McVeigh's attorneys have said they might seek to postpone the execution to study newly released FBI documents, and are awaiting word from their client on setting the legal process in motion.

Ashcroft said May 11 that he was postponing the execution from May 16 to June 11 because of the newly discovered documents and pieces of evidence. Last week, he said that all of the documents have now been turned over to defense attorneys, that none affected McVeigh's guilt or innocence and that there was no reason to delay the execution further.

Using the strongest terms Wednesday, Ashcroft renewed his pledge to conduct the execution on time.

"On May 11, I directed the Bureau of Prisons to delay the execution of Timothy McVeigh to ensure that every document which the prosecution agreed to provide, which went well beyond what the law required, was produced and reviewed carefully by attorneys for McVeigh and the prosecution," Ashcroft said in a statement released by the Justice Department. "After an exhaustive review, it remains clear that none of the belatedly produced material raises any doubt about McVeigh's guilt."

The attorney general said any future delay would "deny justice" for McVeigh's victims.

"Because these documents cast no doubt on the surety of his guilt," Ashcroft said, "the Justice Department will vigorously oppose any attempt to further delay the imposition of the sentence. A jury determined that the death penalty is the appropriate punishment for McVeigh, and failure to carry out that sentence would deny justice for the victims of this crime and for the American people."

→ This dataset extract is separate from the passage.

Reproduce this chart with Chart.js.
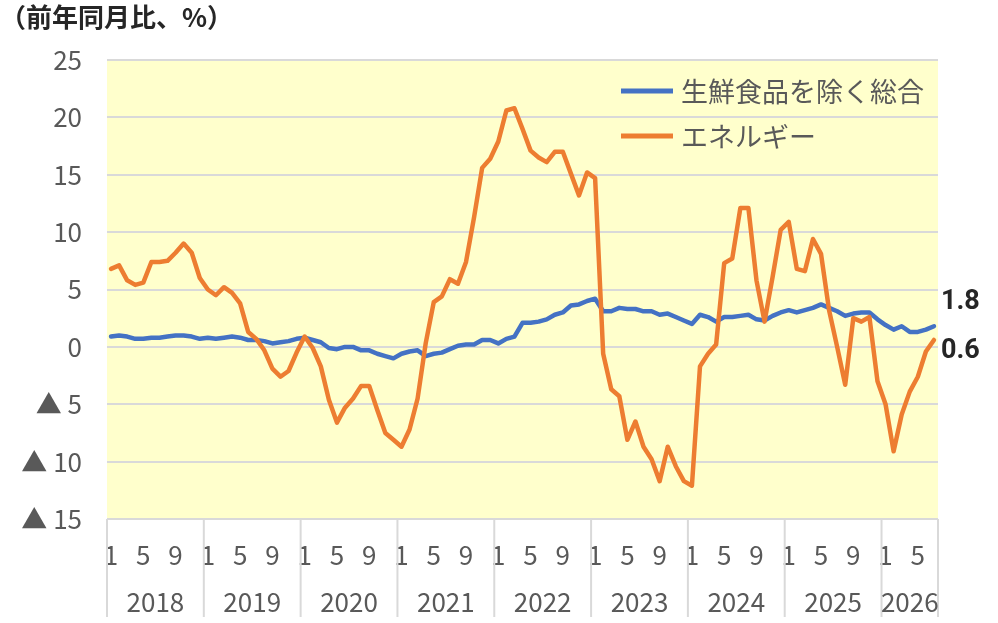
<!DOCTYPE html>
<html>
<head>
<meta charset="utf-8">
<script src="https://cdn.jsdelivr.net/npm/chart.js@4.4.1/dist/chart.umd.min.js"></script>
<style>
  html, body { margin: 0; padding: 0; background: #fff; }
  #wrap { width: 998px; height: 623px; position: relative; }
</style>
</head>
<body>
<div id="wrap"><canvas id="myChart"></canvas></div>
<script>
// data
const yearLabels = [2018, 2019, 2020, 2021, 2022, 2023, 2024, 2025, 2026];
const monthsInLastYear = 7;
const monthTicks = [1, 5, 9];

const coreCpi = [
  0.9, 1.0, 0.9, 0.7, 0.7, 0.8, 0.8, 0.9, 1.0, 1.0, 0.9, 0.7,
  0.8, 0.7, 0.8, 0.9, 0.8, 0.6, 0.6, 0.5, 0.3, 0.4, 0.5, 0.7,
  0.8, 0.6, 0.4, -0.1, -0.2, 0.0, 0.0, -0.3, -0.3, -0.6, -0.8, -1.0,
  -0.6, -0.4, -0.3, -0.8, -0.6, -0.5, -0.2, 0.1, 0.2, 0.2, 0.6, 0.6,
  0.3, 0.7, 0.9, 2.1, 2.1, 2.2, 2.4, 2.8, 3.0, 3.6, 3.7, 4.0,
  4.2, 3.1, 3.1, 3.4, 3.3, 3.3, 3.1, 3.1, 2.8, 2.9, 2.6, 2.3,
  2.0, 2.8, 2.6, 2.2, 2.6, 2.6, 2.7, 2.8, 2.4, 2.3, 2.7, 3.0,
  3.2, 3.0, 3.2, 3.4, 3.7, 3.4, 3.1, 2.7, 2.9, 3.0, 3.0, 2.4,
  1.9, 1.5, 1.8, 1.3, 1.3, 1.5, 1.8
];

const energy = [
  6.8, 7.1, 5.8, 5.4, 5.6, 7.4, 7.4, 7.5, 8.2, 9.0, 8.2, 6.0,
  5.0, 4.5, 5.2, 4.7, 3.8, 1.3, 0.7, -0.3, -1.9, -2.6, -2.1, -0.5,
  0.9, -0.1, -1.7, -4.6, -6.6, -5.3, -4.5, -3.4, -3.4, -5.5, -7.5, -8.1,
  -8.7, -7.2, -4.5, 0.3, 3.9, 4.4, 5.9, 5.5, 7.4, 11.3, 15.6, 16.4,
  17.9, 20.6, 20.8, 19.0, 17.1, 16.5, 16.1, 17.0, 17.0, 15.1, 13.2, 15.2,
  14.7, -0.6, -3.7, -4.3, -8.1, -6.5, -8.7, -9.8, -11.7, -8.7, -10.4, -11.7,
  -12.1, -1.7, -0.6, 0.2, 7.3, 7.7, 12.1, 12.1, 5.8, 2.2, 6.1, 10.2,
  10.9, 6.8, 6.6, 9.4, 8.1, 3.2, 0.0, -3.3, 2.5, 2.2, 2.6, -3.0,
  -5.0, -9.1, -5.9, -3.9, -2.6, -0.4, 0.6
];

const seriesNames = ["生鮮食品を除く総合", "エネルギー"];
const titleText = "（前年同月比、%）";

// month number for every category, year by year
const categories = [];
yearLabels.forEach((y, k) => {
  const n = k === yearLabels.length - 1 ? monthsInLastYear : 12;
  for (let m = 1; m <= n; m++) categories.push(String(m));
});

const FONT = "'Noto Sans CJK JP', 'Noto Sans', sans-serif";
const GRID = "#d9d9d9";
const TEXT = "#595959";
const BLUE = "#4472C4";
const ORANGE = "#ED7D31";

Chart.defaults.font.family = FONT;

const decor = {
  id: "decor",
  beforeDraw(chart) {
    const { ctx, chartArea: a } = chart;
    ctx.save();
    ctx.fillStyle = "#FFFFCC";
    ctx.fillRect(a.left, a.top, a.right - a.left, a.bottom - a.top);
    ctx.restore();
  },
  afterDraw(chart) {
    const { ctx, chartArea: a } = chart;
    const xs = chart.scales.x;
    const ys = chart.scales.y;
    const band = xs.getPixelForValue(1) - xs.getPixelForValue(0);

    ctx.save();

    // title
    ctx.fillStyle = "#262626";
    ctx.font = "bold 26px " + FONT;
    ctx.textAlign = "left";
    ctx.textBaseline = "middle";
    ctx.fillText(titleText, 0, 17);

    // year separators and year labels under the month ticks
    const bottom = chart.height - 6;
    ctx.strokeStyle = GRID;
    ctx.lineWidth = 2;
    let start = 0;
    yearLabels.forEach((y, k) => {
      const n = k === yearLabels.length - 1 ? monthsInLastYear : 12;
      const x0 = xs.getPixelForValue(start) - band / 2;
      const x1 = xs.getPixelForValue(start + n - 1) + band / 2;
      ctx.beginPath();
      ctx.moveTo(x0, a.bottom);
      ctx.lineTo(x0, bottom);
      ctx.stroke();
      if (k === yearLabels.length - 1) {
        ctx.beginPath();
        ctx.moveTo(x1, a.bottom);
        ctx.lineTo(x1, bottom);
        ctx.stroke();
      }
      ctx.fillStyle = TEXT;
      ctx.font = "26px " + FONT;
      ctx.textAlign = "center";
      ctx.fillText(String(y), (x0 + x1) / 2, 602);
      start += n;
    });

    // legend inside the plot, top right
    const lx = a.right - 317;
    const rows = [[BLUE, seriesNames[0], a.top + 31], [ORANGE, seriesNames[1], a.top + 76]];
    rows.forEach(([c, t, yy]) => {
      ctx.strokeStyle = c;
      ctx.lineWidth = 5;
      ctx.beginPath();
      ctx.moveTo(lx, yy);
      ctx.lineTo(lx + 52, yy);
      ctx.stroke();
      ctx.fillStyle = TEXT;
      ctx.font = "27px " + FONT;
      ctx.textAlign = "left";
      ctx.fillText(t, lx + 60, yy + 1);
    });

    // labels for the latest values
    const last = categories.length - 1;
    const px = xs.getPixelForValue(last) + 7;
    ctx.fillStyle = "#262626";
    ctx.font = "bold 27px Roboto, " + FONT;
    ctx.textAlign = "left";
    ctx.fillText(coreCpi[last].toFixed(1), px, ys.getPixelForValue(coreCpi[last]) - 24);
    ctx.fillText(energy[last].toFixed(1), px, ys.getPixelForValue(energy[last]) + 11);

    ctx.restore();
  }
};

const ctx = document.getElementById("myChart").getContext("2d");

const myChart = new Chart(ctx, {
  type: "line",
  data: {
    labels: categories,
    datasets: [
      {
        label: seriesNames[0],
        data: coreCpi,
        borderColor: BLUE,
        borderWidth: 4.5,
        pointRadius: 0,
        borderJoinStyle: "round",
        borderCapStyle: "round",
        order: 1,
      },
      {
        label: seriesNames[1],
        data: energy,
        borderColor: ORANGE,
        borderWidth: 4.5,
        pointRadius: 0,
        borderJoinStyle: "round",
        borderCapStyle: "round",
        order: 0,
      },
    ],
  },
  plugins: [decor],
  options: {
    responsive: true,
    maintainAspectRatio: false,
    animation: false,
    layout: {
      padding: { top: 60, right: 60, bottom: 0, left: 0 },
    },
    scales: {
      x: {
        offset: true,
        grid: { display: false },
        border: { display: false },
        ticks: {
          autoSkip: false,
          maxRotation: 0,
          minRotation: 0,
          padding: 13,
          color: TEXT,
          font: { size: 26 },
          callback: function (val) {
            const m = Number(this.getLabelForValue(val));
            return monthTicks.includes(m) ? String(m) : "";
          },
        },
        afterFit: (scale) => {
          scale.height = 104;
        },
      },
      y: {
        min: -15,
        max: 25,
        grid: { color: GRID, lineWidth: 2, drawTicks: false },
        border: { display: false },
        ticks: {
          stepSize: 5,
          padding: 25,
          color: TEXT,
          font: { size: 26 },
          callback: (v) => (v < 0 ? "▲ " + -v : String(v)),
        },
        afterFit: (scale) => {
          scale.width = 107;
        },
      },
    },
    plugins: {
      legend: { display: false },
      tooltip: { enabled: false },
    },
  },
});
</script>
</body>
</html>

McVeigh was convicted of detonating a homemade truck bomb that killed 168 people, including 19 children, in the federal building in Oklahoma City in 1995.

An inmate on federal death row in Terre Haute, Ind., McVeigh has admitted his guilt in at least two published reports. He has also said he set off the bomb in retaliation for the 1993 federal siege of the Branch Davidians near Waco, Texas.

The 4,000 newly found documents and pieces of evidence were discovered over the last month in FBI offices where they had sat for six years. Because they were recorded outside the main FBI computer database, they were missed during 11 previous FBI searches for material that should have been handed over to the defense during McVeigh's trial. Some FBI officials have estimated that documents and pieces of evidence in the Oklahoma City bombing case approached the 1 billion mark.

All documents and evidence gathered in the case, regardless of their relevance, were required to be handed over to the defense team under the terms of an unusually sweeping agreement between the defense and U.S. prosecutors in 1995.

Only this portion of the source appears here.